1. Balanced equation: CH₄ + 2O₂ → CO₂ + 2H₂O
2. Grams to moles (CH₄): 10 g CH₄ × (1 mol CH₄ / 16 g CH₄) = 0.625 mol CH₄
3. Grams to moles (O₂): 32 g O₂ × (1 mol O₂ / 32 g O₂) = 1.0 mol O₂
4. Determine Limiting Reactant: Compare the mole ratio of reactants to the stoichiometric ratio. 0.625 mol CH₄ requires 1.25 mol O₂ (0.625 mol CH₄ × 2 mol O₂/ 1 mol CH₄). Since only 1.0 mol O₂ is available, oxygen is the limiting reactant.
5. Mole-to-mole conversion (using limiting reactant): 1.0 mol O₂ × (1 mol CO₂ / 2 mol O₂) = 0.5 mol CO₂
6. Moles to grams (CO₂): 0.5 mol CO₂ × (44 g CO₂ / 1 mol CO₂) = 22 g CO₂

These examples highlight the universality of the mole conversion step. Regardless of the complexity of the problem, converting all quantities to moles allows you to directly use the stoichiometric ratios from the balanced equation and navigate the problem effectively.

Beyond the Basics: Advanced Stoichiometry Calculations

The principles discussed above form the basis for more complex stoichiometric calculations, such as:

• Percent Yield: This measures the efficiency of a reaction, comparing the actual yield to the theoretical yield (calculated using stoichiometry).

• Titration Calculations: These use stoichiometry to determine the concentration of an unknown solution.

• Solution Stoichiometry: This involves calculations using molarity (moles per liter) to determine reaction quantities in solution.

• Gas Stoichiometry: This deals with calculating volumes of gases involved in reactions using the ideal gas law or other gas laws.

In all these advanced applications, the same crucial step remains: conversion to moles. This central step simplifies the complex calculations, making them more manageable and understandable.

Mastering the Mole: Tips and Practice

Becoming proficient in stoichiometry requires consistent practice and a deep understanding of the mole concept.
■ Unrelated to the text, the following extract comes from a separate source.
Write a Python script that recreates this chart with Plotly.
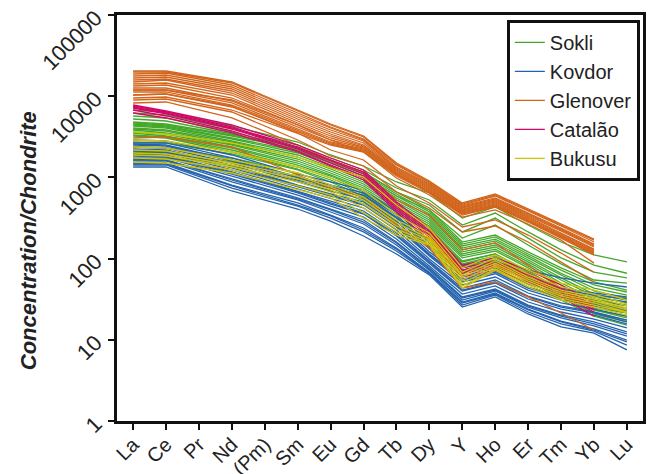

Here are some helpful tips:

• Practice Regularly: Solve a variety of problems, starting with simple ones and gradually increasing complexity.
• Visualize the Process: Draw diagrams or use models to help understand the relationships between reactants and products.
• Check Your Work: Carefully review your calculations and ensure unit consistency.
• Use Dimensional Analysis: This systematic approach ensures correct units throughout the calculation.
• Seek Help When Needed: Don't hesitate to ask your teacher or tutor for assistance if you encounter difficulties.

Stoichiometry may seem daunting at first, but by consistently practicing mole conversions and understanding the underlying principles, you can master this essential area of chemistry. Remember, all stoichiometry calculations hinge on this one crucial step: transforming all quantities into moles—the gateway to unlocking the quantitative world of chemical reactions.